Sinesio López Jiménez
El comunismo realmente existente fue un infierno, pero el capitalismo no es un paraíso. Michael Wallerstein y Adam Przeworski (2008) han publicado varias investigaciones en las que demuestran que el capitalismo construye una jaula de hierro para los ciudadanos, los políticos y el Estado de la que es difícil salir. El capitalismo es un sistema en el que muchos recursos escasos son de propiedad privada y las decisiones sobre su asignación son una prerrogativa privada. La democracia es un sistema mediante el cual las personas como ciudadanos pueden expresar sus preferencias sobre la asignación de recursos que ellos privadamente no poseen. Por lo tanto, la cuestión perenne de la teoría y la práctica políticas en el capitalismo alude a la compatibilidad de estos dos sistemas.
Las personas pueden tener derechos políticos, pueden votar y elegir a los gobiernos que pueden seguir los mandatos populares. Pero la capacidad efectiva de los ciudadanos y de cualquier gobierno para alcanzar sus objetivos está limitada por el poder público del capital. La naturaleza de las fuerzas sociales y políticas (por más poder que tengan) no altera estos límites ya que son características estructurales del sistema, no de los ocupantes de los cargos gubernamentales ni de los ganadores de las elecciones. Los capitalistas no tienen ni siquiera que organizarse y actuar de manera colectiva: basta con que persigan ciega y estrechamente su interés privado propio para restringir drásticamente las opciones de todos los ciudadanos y los gobiernos.
En el capitalismo toda la sociedad depende de la asignación de los recursos elegidos por los dueños del capital. Las decisiones privadas de inversión tienen consecuencias públicas y de larga duración: determinan las posibilidades futuras de la producción, el empleo y el consumo de todos. Debido a que las posibilidades futuras de consumo dependen de la inversión privada, todos los grupos sociales se ven limitados por el efecto que pueden tener sus acciones sobre la voluntad de invertir de los dueños del capital, la misma que depende, a su vez, de la rentabilidad de la inversión. En una sociedad capitalista, el intercambio entre el consumo presente y futuro de todos pasa por un trade-off entre el consumo de quienes no poseen un capital propio y las ganancias de los que lo poseen. Si las empresas responden a los aumentos salariales exigidos con menos inversión, los asalariados pueden ser los más interesados en moderar sus demandas salariales.

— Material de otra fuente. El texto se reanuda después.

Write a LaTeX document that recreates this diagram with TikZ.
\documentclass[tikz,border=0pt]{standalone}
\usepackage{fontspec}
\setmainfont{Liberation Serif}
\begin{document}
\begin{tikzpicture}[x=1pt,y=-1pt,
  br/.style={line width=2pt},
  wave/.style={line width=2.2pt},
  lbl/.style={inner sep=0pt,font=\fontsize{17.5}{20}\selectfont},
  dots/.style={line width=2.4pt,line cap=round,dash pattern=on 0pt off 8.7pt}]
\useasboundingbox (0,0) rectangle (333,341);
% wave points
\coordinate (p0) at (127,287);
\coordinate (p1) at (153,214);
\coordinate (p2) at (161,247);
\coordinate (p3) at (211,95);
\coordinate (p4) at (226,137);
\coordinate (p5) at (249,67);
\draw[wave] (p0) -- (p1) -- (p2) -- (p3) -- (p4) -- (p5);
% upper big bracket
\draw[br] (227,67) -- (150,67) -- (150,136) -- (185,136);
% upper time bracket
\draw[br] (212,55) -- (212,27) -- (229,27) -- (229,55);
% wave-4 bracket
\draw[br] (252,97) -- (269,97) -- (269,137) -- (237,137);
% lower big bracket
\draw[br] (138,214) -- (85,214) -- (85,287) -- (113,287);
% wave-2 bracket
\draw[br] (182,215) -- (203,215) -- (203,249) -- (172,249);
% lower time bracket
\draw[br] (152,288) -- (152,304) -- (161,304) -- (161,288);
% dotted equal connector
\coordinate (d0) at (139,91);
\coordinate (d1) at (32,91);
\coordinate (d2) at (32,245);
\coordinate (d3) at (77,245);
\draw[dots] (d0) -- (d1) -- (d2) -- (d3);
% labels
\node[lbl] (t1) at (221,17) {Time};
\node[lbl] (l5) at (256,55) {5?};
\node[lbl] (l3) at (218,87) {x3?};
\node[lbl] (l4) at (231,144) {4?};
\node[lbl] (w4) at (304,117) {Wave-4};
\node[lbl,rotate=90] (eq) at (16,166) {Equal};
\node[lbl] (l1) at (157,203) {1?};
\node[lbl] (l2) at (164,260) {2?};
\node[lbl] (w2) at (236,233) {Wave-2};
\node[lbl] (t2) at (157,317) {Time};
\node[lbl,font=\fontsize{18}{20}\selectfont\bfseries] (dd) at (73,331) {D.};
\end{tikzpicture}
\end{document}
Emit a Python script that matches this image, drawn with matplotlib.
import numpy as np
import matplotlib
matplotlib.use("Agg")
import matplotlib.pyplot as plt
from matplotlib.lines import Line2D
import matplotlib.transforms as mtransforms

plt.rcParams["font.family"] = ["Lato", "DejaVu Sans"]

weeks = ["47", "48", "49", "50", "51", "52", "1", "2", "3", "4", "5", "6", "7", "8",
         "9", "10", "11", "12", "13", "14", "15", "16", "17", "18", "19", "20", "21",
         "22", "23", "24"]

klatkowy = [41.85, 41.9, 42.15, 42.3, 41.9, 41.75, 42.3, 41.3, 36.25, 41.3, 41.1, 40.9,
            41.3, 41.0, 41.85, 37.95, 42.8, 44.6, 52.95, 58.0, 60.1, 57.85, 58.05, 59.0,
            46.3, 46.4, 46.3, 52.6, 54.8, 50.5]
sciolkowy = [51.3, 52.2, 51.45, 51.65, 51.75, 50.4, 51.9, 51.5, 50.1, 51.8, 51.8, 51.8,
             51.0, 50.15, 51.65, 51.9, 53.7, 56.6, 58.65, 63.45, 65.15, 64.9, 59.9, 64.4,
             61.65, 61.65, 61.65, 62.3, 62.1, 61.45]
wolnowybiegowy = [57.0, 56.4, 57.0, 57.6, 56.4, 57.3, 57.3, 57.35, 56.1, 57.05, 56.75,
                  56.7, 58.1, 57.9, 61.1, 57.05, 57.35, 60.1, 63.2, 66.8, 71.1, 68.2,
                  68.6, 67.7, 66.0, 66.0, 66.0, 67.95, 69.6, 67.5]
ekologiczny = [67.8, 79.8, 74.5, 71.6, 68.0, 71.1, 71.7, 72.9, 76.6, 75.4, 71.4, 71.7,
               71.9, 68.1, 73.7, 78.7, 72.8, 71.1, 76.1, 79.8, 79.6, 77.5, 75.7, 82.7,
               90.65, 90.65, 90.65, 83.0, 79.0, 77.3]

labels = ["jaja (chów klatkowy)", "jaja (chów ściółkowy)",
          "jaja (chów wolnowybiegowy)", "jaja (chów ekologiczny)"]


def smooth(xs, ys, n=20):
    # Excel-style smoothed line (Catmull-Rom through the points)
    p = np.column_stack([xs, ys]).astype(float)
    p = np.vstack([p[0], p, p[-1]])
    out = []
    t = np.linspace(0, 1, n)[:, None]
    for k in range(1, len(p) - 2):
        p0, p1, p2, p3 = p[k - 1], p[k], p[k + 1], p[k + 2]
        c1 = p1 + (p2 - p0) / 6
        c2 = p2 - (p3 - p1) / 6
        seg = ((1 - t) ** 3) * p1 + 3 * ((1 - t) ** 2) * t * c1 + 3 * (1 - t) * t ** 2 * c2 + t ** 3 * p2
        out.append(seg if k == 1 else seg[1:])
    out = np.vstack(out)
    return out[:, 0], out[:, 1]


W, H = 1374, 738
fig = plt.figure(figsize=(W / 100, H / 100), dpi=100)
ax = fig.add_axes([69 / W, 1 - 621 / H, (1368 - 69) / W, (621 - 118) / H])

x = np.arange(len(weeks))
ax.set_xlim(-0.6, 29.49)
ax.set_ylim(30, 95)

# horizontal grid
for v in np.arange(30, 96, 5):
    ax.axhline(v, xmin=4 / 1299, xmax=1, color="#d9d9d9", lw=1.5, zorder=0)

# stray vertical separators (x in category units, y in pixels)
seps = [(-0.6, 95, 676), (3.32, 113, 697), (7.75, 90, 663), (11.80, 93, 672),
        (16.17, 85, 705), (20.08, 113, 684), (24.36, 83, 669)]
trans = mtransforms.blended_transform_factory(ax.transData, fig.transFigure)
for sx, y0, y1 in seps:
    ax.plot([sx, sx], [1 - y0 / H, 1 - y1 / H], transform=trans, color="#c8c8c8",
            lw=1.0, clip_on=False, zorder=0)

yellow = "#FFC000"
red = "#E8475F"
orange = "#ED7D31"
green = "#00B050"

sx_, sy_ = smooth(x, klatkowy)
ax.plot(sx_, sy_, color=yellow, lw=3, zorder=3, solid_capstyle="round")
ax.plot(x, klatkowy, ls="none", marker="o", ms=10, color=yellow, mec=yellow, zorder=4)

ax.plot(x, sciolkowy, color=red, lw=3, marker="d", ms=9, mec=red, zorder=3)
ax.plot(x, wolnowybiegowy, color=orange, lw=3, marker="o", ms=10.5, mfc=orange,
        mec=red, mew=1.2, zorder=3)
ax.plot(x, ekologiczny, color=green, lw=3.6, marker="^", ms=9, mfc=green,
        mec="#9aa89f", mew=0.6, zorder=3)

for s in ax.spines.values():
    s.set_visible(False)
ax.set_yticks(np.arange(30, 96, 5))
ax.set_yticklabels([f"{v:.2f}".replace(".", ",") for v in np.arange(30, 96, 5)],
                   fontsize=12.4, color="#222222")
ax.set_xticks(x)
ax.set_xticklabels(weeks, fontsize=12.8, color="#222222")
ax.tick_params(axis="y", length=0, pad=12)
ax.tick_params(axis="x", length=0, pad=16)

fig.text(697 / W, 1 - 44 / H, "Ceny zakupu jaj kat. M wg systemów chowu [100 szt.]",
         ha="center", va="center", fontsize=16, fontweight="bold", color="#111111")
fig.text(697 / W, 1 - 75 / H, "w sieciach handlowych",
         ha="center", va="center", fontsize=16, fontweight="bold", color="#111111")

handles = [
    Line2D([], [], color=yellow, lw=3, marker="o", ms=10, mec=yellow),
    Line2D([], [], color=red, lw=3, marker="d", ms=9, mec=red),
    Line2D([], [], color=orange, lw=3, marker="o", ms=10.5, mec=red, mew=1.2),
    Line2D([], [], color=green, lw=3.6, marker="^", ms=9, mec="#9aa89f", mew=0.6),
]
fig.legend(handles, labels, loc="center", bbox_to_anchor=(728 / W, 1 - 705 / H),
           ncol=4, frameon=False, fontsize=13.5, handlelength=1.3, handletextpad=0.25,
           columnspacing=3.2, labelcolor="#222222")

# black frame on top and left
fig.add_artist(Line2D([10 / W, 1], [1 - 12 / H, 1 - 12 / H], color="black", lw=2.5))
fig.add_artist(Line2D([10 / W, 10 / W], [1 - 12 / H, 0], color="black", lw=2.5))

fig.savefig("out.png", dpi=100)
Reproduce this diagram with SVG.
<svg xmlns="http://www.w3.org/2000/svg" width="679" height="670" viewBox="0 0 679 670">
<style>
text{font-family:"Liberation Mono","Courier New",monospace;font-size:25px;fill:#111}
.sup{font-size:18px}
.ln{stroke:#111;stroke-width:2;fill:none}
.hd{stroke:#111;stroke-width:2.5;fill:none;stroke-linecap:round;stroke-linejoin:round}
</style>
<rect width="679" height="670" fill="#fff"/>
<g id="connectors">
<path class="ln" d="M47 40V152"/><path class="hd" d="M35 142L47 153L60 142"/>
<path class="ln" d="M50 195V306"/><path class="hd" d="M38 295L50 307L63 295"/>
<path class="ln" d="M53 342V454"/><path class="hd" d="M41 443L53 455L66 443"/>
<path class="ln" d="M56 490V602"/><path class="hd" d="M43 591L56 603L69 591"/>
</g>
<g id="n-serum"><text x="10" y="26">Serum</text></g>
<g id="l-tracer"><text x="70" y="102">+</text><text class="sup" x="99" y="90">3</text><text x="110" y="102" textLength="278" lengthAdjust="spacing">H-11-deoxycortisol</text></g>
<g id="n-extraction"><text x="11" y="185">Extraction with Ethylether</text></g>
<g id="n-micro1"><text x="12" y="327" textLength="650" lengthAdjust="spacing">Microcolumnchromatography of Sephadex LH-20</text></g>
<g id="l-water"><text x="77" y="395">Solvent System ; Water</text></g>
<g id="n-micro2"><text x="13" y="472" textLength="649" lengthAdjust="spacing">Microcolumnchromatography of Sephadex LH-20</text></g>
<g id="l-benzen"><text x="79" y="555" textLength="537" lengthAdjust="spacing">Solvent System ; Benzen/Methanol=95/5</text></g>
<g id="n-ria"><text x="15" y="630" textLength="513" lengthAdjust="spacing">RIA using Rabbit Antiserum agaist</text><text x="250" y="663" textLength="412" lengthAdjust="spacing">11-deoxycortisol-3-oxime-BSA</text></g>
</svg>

Al Estado y a los políticos les pasa lo mismo que a los trabajadores. Los políticos que buscan votos deben anticipar el impacto de sus políticas en las decisiones de las empresas debido a que esas decisiones repercuten en el empleo, la inflación y los ingresos personales de los votantes. Incluso un gobierno pro-trabajadores no quiere y no puede comportarse de manera muy diferente de uno que representa a los capitalistas. La razón por la cual el Estado es estructuralmente dependiente es que ningún gobierno puede al mismo tiempo reducir las utilidades y aumentar la inversión. En la medida que la distribución puede lograrse sólo a costa de crecimiento, todos los gobiernos terminan persiguiendo políticas con efectos redistributivos limitados.
Según Przeworski y Wallerstein, el bienestar de los trabajadores se puede lograr tanto bajo el socialismo como bajo el capitalismo democrático siempre y cuando haya una negociación centralizada de los trabajadores y exista un gobierno de la misma orientación que tome las medidas adecuadas sobre los impuestos al consumo de lujo de los accionistas y sobre las transferencias de los ingresos a los trabajadores sin afectar la inversión privada e incluso incrementándola. Negociación centralizada de los trabajadores e impuesto al consumo de lujo de los capitalistas son las estrategias que permiten romper parcialmente la jaula de hierro del capitalismo.